▸ SUPPLIED DATA:
━━━━━━

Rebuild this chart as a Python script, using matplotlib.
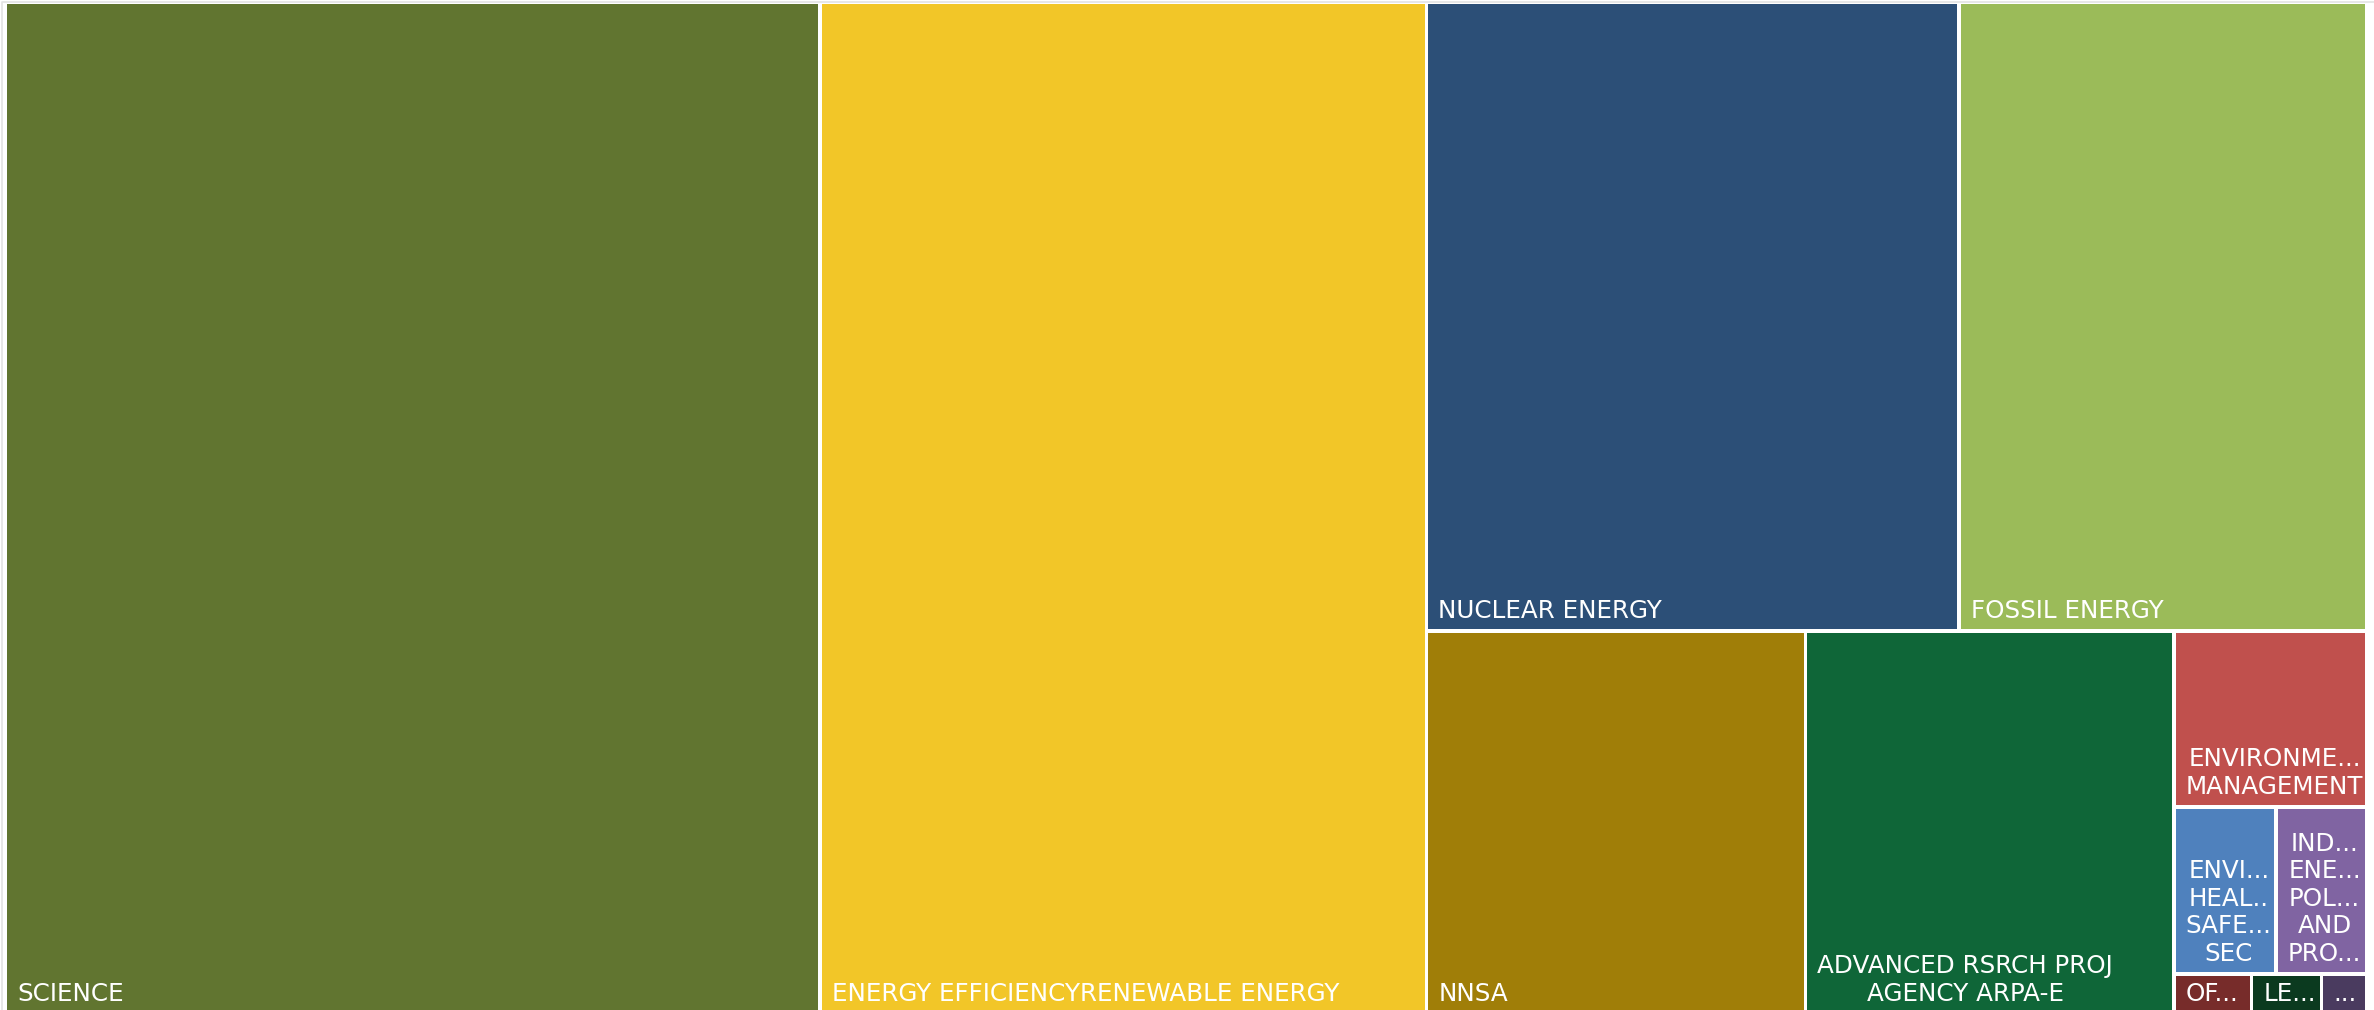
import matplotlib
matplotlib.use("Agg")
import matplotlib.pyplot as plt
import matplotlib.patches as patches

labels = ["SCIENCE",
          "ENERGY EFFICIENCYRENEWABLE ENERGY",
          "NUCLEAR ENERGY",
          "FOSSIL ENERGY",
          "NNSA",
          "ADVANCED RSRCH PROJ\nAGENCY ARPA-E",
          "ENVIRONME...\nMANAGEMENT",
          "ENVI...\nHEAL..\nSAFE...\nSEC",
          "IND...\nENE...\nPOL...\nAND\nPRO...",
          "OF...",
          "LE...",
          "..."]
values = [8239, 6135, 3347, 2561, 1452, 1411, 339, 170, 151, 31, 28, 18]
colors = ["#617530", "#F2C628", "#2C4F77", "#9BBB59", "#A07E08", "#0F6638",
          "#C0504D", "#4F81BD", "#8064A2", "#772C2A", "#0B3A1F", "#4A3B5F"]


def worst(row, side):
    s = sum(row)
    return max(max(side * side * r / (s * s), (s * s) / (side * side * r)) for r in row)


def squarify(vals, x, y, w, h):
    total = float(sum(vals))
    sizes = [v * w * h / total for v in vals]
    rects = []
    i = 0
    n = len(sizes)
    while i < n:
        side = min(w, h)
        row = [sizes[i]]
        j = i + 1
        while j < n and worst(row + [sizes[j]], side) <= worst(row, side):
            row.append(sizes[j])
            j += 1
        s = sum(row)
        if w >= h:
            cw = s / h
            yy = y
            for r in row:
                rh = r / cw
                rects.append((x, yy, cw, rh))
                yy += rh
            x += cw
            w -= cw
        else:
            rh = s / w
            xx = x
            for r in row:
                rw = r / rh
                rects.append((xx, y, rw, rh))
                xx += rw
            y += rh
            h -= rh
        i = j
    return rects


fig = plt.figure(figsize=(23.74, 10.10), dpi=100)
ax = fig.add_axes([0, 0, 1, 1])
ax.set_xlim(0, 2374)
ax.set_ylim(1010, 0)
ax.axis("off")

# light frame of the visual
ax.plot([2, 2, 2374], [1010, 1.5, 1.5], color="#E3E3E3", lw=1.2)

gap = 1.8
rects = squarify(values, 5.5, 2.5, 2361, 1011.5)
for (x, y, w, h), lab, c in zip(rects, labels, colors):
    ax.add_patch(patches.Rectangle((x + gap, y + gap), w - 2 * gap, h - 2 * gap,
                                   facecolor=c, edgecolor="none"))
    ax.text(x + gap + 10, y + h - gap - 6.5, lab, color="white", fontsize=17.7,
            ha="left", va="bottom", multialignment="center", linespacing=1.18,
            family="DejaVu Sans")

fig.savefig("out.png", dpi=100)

━━━━━━

▸ WORK TO DO: Transcribe the full listing above exactly as it stands, minus the pictures.

▸ THE RESULT:
Rebuild this chart as a Python script, using matplotlib.
import matplotlib
matplotlib.use("Agg")
import matplotlib.pyplot as plt
import matplotlib.patches as patches

labels = ["SCIENCE",
          "ENERGY EFFICIENCYRENEWABLE ENERGY",
          "NUCLEAR ENERGY",
          "FOSSIL ENERGY",
          "NNSA",
          "ADVANCED RSRCH PROJ\nAGENCY ARPA-E",
          "ENVIRONME...\nMANAGEMENT",
          "ENVI...\nHEAL..\nSAFE...\nSEC",
          "IND...\nENE...\nPOL...\nAND\nPRO...",
          "OF...",
          "LE...",
          "..."]
values = [8239, 6135, 3347, 2561, 1452, 1411, 339, 170, 151, 31, 28, 18]
colors = ["#617530", "#F2C628", "#2C4F77", "#9BBB59", "#A07E08", "#0F6638",
          "#C0504D", "#4F81BD", "#8064A2", "#772C2A", "#0B3A1F", "#4A3B5F"]


def worst(row, side):
    s = sum(row)
    return max(max(side * side * r / (s * s), (s * s) / (side * side * r)) for r in row)


def squarify(vals, x, y, w, h):
    total = float(sum(vals))
    sizes = [v * w * h / total for v in vals]
    rects = []
    i = 0
    n = len(sizes)
    while i < n:
        side = min(w, h)
        row = [sizes[i]]
        j = i + 1
        while j < n and worst(row + [sizes[j]], side) <= worst(row, side):
            row.append(sizes[j])
            j += 1
        s = sum(row)
        if w >= h:
            cw = s / h
            yy = y
            for r in row:
                rh = r / cw
                rects.append((x, yy, cw, rh))
                yy += rh
            x += cw
            w -= cw
        else:
            rh = s / w
            xx = x
            for r in row:
                rw = r / rh
                rects.append((xx, y, rw, rh))
                xx += rw
            y += rh
            h -= rh
        i = j
    return rects


fig = plt.figure(figsize=(23.74, 10.10), dpi=100)
ax = fig.add_axes([0, 0, 1, 1])
ax.set_xlim(0, 2374)
ax.set_ylim(1010, 0)
ax.axis("off")

# light frame of the visual
ax.plot([2, 2, 2374], [1010, 1.5, 1.5], color="#E3E3E3", lw=1.2)

gap = 1.8
rects = squarify(values, 5.5, 2.5, 2361, 1011.5)
for (x, y, w, h), lab, c in zip(rects, labels, colors):
    ax.add_patch(patches.Rectangle((x + gap, y + gap), w - 2 * gap, h - 2 * gap,
                                   facecolor=c, edgecolor="none"))
    ax.text(x + gap + 10, y + h - gap - 6.5, lab, color="white", fontsize=17.7,
            ha="left", va="bottom", multialignment="center", linespacing=1.18,
            family="DejaVu Sans")

fig.savefig("out.png", dpi=100)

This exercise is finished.